The book is titled Shades of White Flight: Evangelical Congregations and Urban Departure. It was published in March by Rutgers University Press.

Mulder said the story is not intended to be a judgment about the decisions that the churches made. Instead, he says, his book attempts to examine the role religion played in the decisions.

“This book is less about the people involved than it is about the organizational and institutional forces that continue to shape cities,” he writes.

“Moreover, it is about illuminating religious practices, structures, and agency within the shifting sands of residential inequality.”

The book, he said, acknowledges the reality that many social, cultural, economic and religious factors play into the reasons why churches move from the core city to outlying areas.

“What I write about is not unique to the CRC,” he said. “Many Protestant churches have faced these issues.”

His focus is on particular aspects of the CRC’s ethnic and religious heritage, along with its church polity, that played important roles in why the congregations decided — and were able in a decade’s time — to leave.

On the one hand, the members shared a common Dutch ancestry and their family lives revolved around the church. It was their church and not the neighborhood that tended to matter most.

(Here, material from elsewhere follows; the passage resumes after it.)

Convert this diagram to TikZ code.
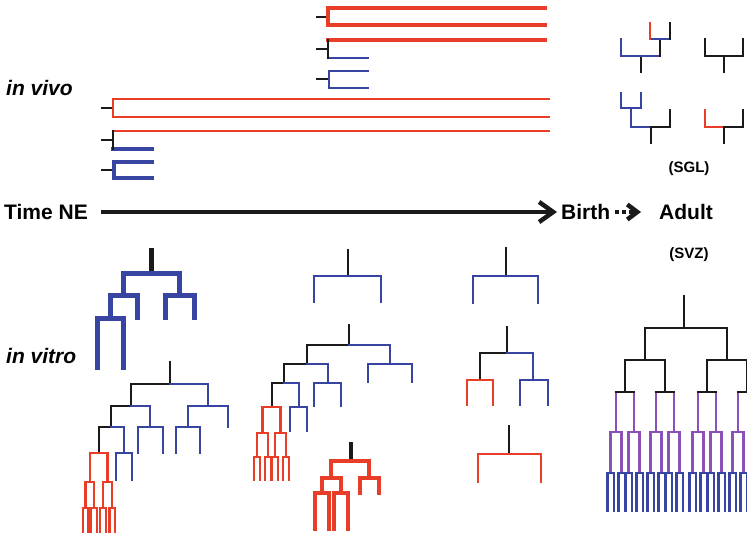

“They were somewhat less invested in the larger civic culture,” said Mulder. “For instance, church members sent their children to Christian, and not public, schools. When it came time to make the decision, it was easier for them to leave the city.”

Most notably, the congregations followed the CRC model of church polity, in which power is ultimately placed in the local congregation, meaning a local church can decide to leave or stay without needing to obtain permission from a church hierarchy.

“When they determined they needed to leave in order to sustain themselves, relocation of these churches to the suburbs seemed instinctive,” says Mulder.

In his research, Mulder relied on minutes from church council meetings, materials in various archives, newspaper articles and interviews with people to help to carefully chronicle the decisions that led to the congregations moving.

Although it only involved seven churches in a small evangelical denomination, says Mulder, this story is part of a much larger one in which “religion and faith practices and cultures must be included” in any discussion about the reasons behind the issues of white flight and residential segregation in U.S. cities.